It's not crap at all. Good golfers play with grips ranging from very weak through to very strong. For all you know the OP's swing may be perfect, apart from the open clubface. The easiest way to put this right, without changing his swing is to strengthen the grip. The fact is that we don't know, but changing the grip is worth a try to see what it does. The ball flight suggests that the face is open *in relation to the swingpath. *One way to correct this is to strengthen the grip, without altering anything else.


----------



## robbeh32 (Oct 24, 2019)

When I say slice it's only on occasion my shots normally start a little left drawing to target these days the bad shots start left and dont draw and really bad ones start left and slice left. Like I said just not always closing the face enough.
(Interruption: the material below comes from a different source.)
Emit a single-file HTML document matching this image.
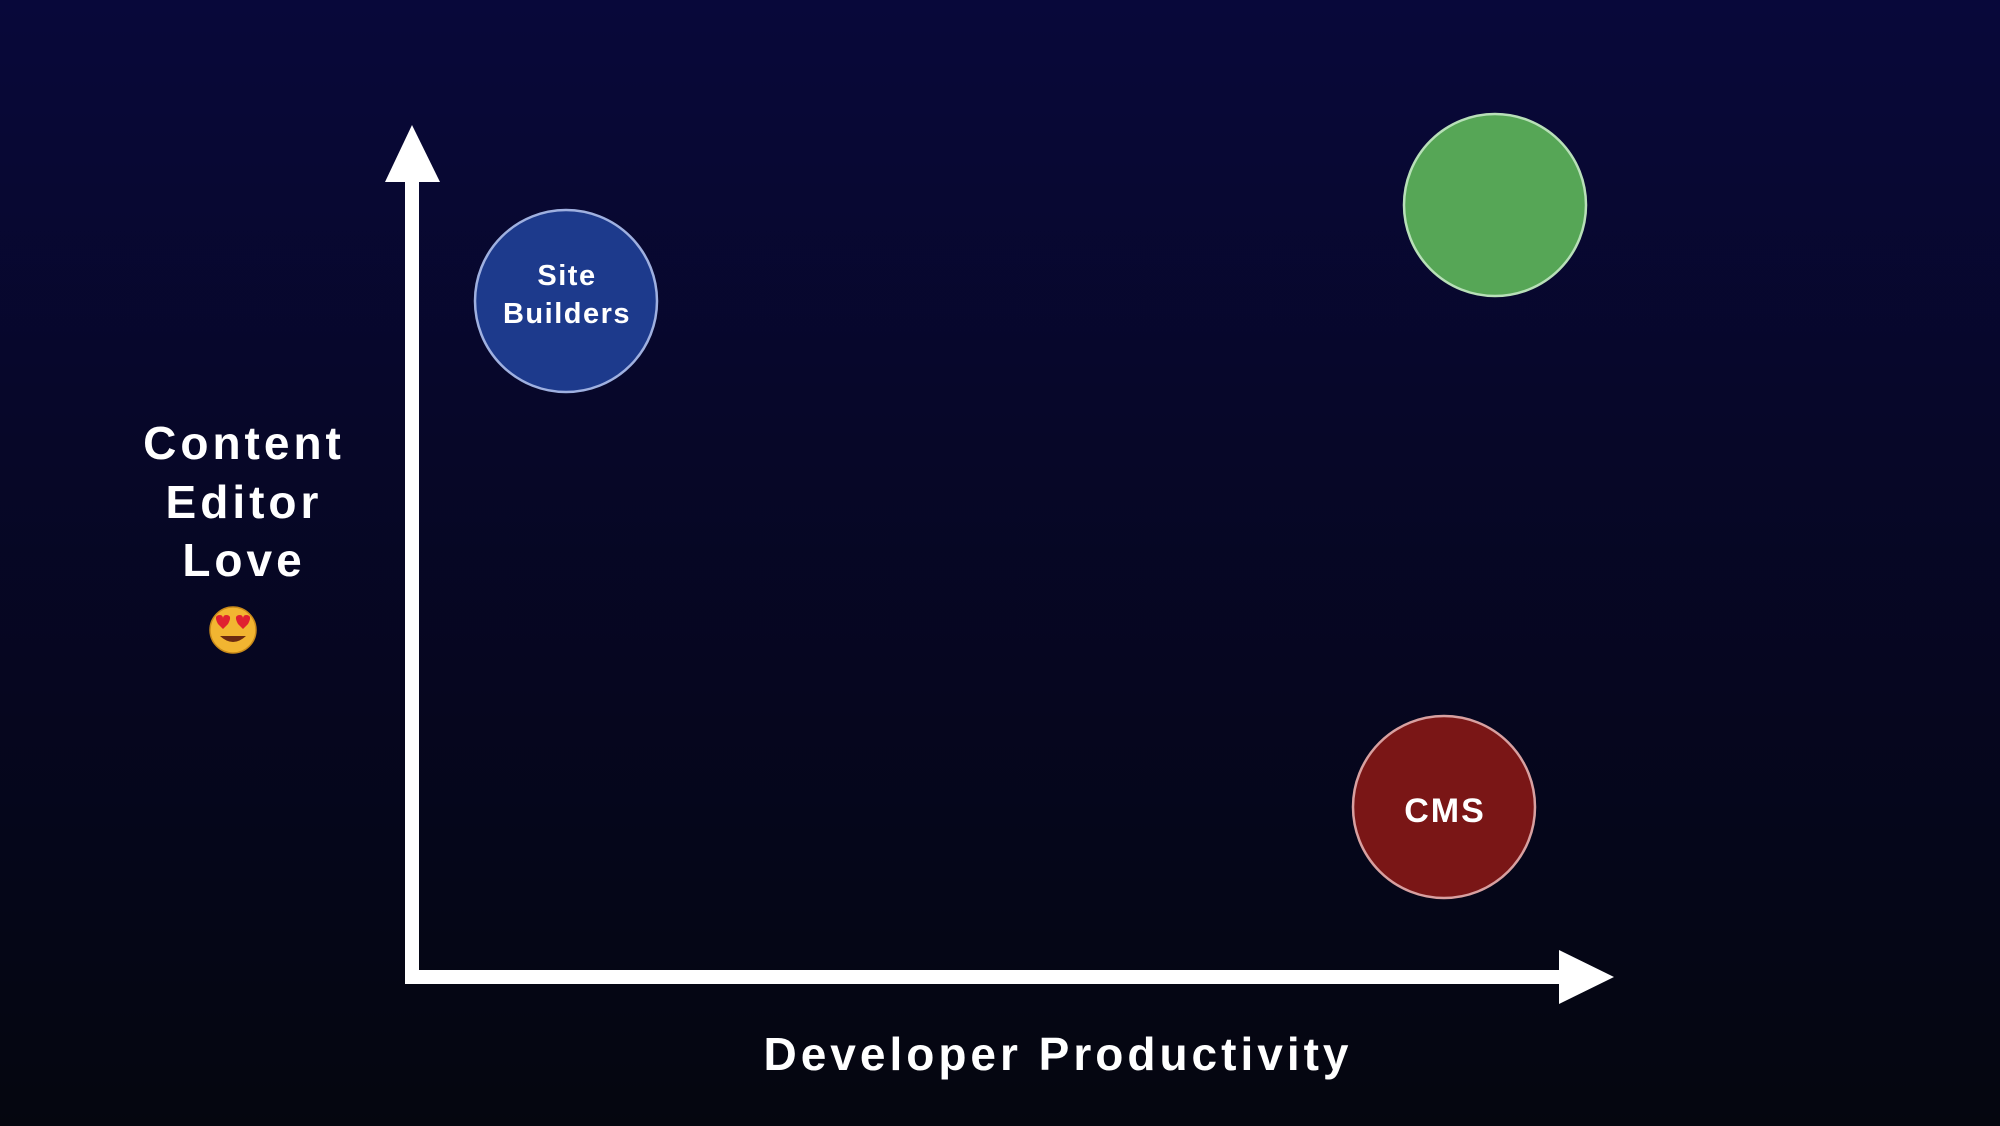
<!DOCTYPE html>
<html><head><meta charset="utf-8"><style>
html,body{margin:0;padding:0}
body{width:2000px;height:1126px;overflow:hidden;background:linear-gradient(180deg,#08083a 0%,#070728 40%,#05061a 75%,#05060f 100%);font-family:"Liberation Sans",sans-serif}
svg{position:absolute;left:0;top:0}
</style></head><body>
<svg width="2000" height="1126" viewBox="0 0 2000 1126">
<g fill="#ffffff">
<rect x="405" y="178" width="14" height="806"/>
<polygon points="412,125 385,182 440,182"/>
<rect x="405" y="970" width="1158" height="14"/>
<polygon points="1614,977 1559,950 1559,1004"/>
</g>
<circle cx="566" cy="301" r="91" fill="#1d3a8c" stroke="#9fb0e0" stroke-width="2.5"/>
<circle cx="1495" cy="205" r="91" fill="#56a656" stroke="#b8e0b8" stroke-width="2.5"/>
<circle cx="1444" cy="807" r="91" fill="#7a1616" stroke="#d8a0a0" stroke-width="2.5"/>
<g fill="#ffffff" font-family="Liberation Sans, sans-serif" font-weight="bold" text-anchor="middle">
<text x="567" y="285" font-size="29" letter-spacing="1.5">Site</text>
<text x="567" y="323" font-size="29" letter-spacing="1.5">Builders</text>
<text x="1445" y="822" font-size="34" letter-spacing="2">CMS</text>
<text x="244" y="459" font-size="46" letter-spacing="4">Content</text>
<text x="244" y="518" font-size="46" letter-spacing="4">Editor</text>
<text x="244" y="576" font-size="46" letter-spacing="4">Love</text>
<text x="1058" y="1070" font-size="46" letter-spacing="4">Developer Productivity</text>
</g>
<circle cx="233" cy="630" r="23" fill="#f2b531"/>
<circle cx="233" cy="630" r="23" fill="none" stroke="#c98a1a" stroke-width="1.5"/>
<path d="M218 624 q-5 -9 2 -9 q3 0 3 4 q0 -4 3 -4 q7 0 2 9 l-5 5z" fill="#e02030"/>
<path d="M238 624 q-5 -9 2 -9 q3 0 3 4 q0 -4 3 -4 q7 0 2 9 l-5 5z" fill="#e02030"/>
<path d="M220 636 q13 12 26 0 z" fill="#6b2a10"/>
</svg>
</body></html>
I know in fanning club open from my takeaway so will try to stop this. I will definitely stop rolling my wrists. I will also try turning my body through the shot more like hovis suggested!


----------



## Orikoru (Oct 25, 2019)

I feel like with all these replies you must be more confused than ever now. Best of luck mate.


----------



## robbeh32 (Oct 25, 2019)

Haha not really just one thing at a time I guess. Will try grip then try keep keeping face more closed on takeaway. I kind of already had an idea just was wondering if there was a sure thing that could help and any sort of feelings thats would help!


----------



## bobmac (Oct 25, 2019)

If you roll your wrists on the backswing, you will open the face.
If you don't you wont.
If you strengthen your grip as well, you'll hit it right all day


----------



## robbeh32 (Oct 25, 2019)

Ok cheers bob so basically my takeaway is letting me down.


----------



## Kennysarmy (Oct 25, 2019)

robbeh32 said:



			Ok cheers bob so basically my takeaway is letting me down.
		
Click to expand...

When the club gets to first parallel - is the leading edge of the club mirroring the angle of your spine? or is it more upright or more turned down?


----------



## robbeh32 (Oct 25, 2019)

When I get to first parrallel the club face is pointing outwards where my feet would be pointing.


----------



## bobmac (Oct 25, 2019)

The angle of the leading edge should be parallel with the spine as Kenny said
like Luke below


----------



## clubchamp98 (Oct 25, 2019)

Just a thought .
Are you sure you have the face square at address?
The number of players I see that are very careless about the setup is big.
I use two sticks when practicing my irons .
What your eyes see and what is actually happening can be miles apart.
I have always suffered with this especially putting.


----------



## SocketRocket (Oct 25, 2019)

robbeh32 said:



			Ok I will stop rolling wrists and try stronger grip!
		
Click to expand...

If you are struggling to make a stronger grip try this. Take a normal address then lift the club up so the shaft is pointing straight out away from you.  now without altering your grip rotate the club shaft in your hands so that the clubface is slightly shut (that's with the face rotated slightly to the right for a left hander.  Now take your address again and rotate your wrists to make the clubface square again but dont let the grip move in your hands.  Your left hand should now be more under the grip.

Not convinced it will be the answer though.


----------



## User20204 (Oct 25, 2019)

bobmac said:



			The angle of the leading edge should be parallel with the spine as Kenny said
like Luke below

View attachment 28417

Click to expand...

Not to dispute that but it's starting to get all to technical for what on the face of things (no pun intended) seems that the OP doesn't fully understand everything, so to throw that in _may j_ust be too much at this stage_. _


----------



## robbeh32 (Oct 25, 2019)

HappyHacker1 said:



			Not to dispute that but it's starting to get all to technical for what on the face of things (no pun intended) seems that the OP doesn't fully understand everything, so to throw that in _may j_ust be too much at this stage_. _

Click to expand...

I can understand it. Doesn't mean I can replicated it.


----------



## SocketRocket (Oct 25, 2019)

HappyHacker1 said:



			Not to dispute that but it's starting to get all to technical for what on the face of things (no pun intended) seems that the OP doesn't fully understand everything, so to throw that in _may j_ust be too much at this stage_. _

Click to expand...

Its fairly straight forward really. Imagine your club was a long hammer and the ball had a nail tacked into it. If you wanted to strike the nail squarely you wouldn't fan your forearms and wrists open as you swung back.


----------



## bobmac (Oct 26, 2019)

HappyHacker1 said:



			Not to dispute that but it's starting to get all to technical for what on the face of things (no pun intended) seems that the OP doesn't fully understand everything, so to throw that in _may j_ust be too much at this stage_. _

Click to expand...

That's why I posted the picture to help the OP understand Kennys point.
I also gave the OP a fairly simple drill in post no.27..............

_''Try and keep your left thumb on top of the grip as you move away from the ball''_


----------



## robbeh32 (Oct 26, 2019)

Been to range and it was alot better thanks using takeaway and slightly stronger grip.


----------



## Jacko_G (Oct 29, 2019)

robbeh32 said:



			Been to range and it was alot better thanks using takeaway and slightly stronger grip.
		
Click to expand...

Just read through all this rubbish.

You want to stop slicing/fading. My advice is listen only to Bobmac (PGA Professional) or listen to your own coach/teacher/professional as that's what they get paid for and know what they're doing.

Good luck and keep practicing.


----------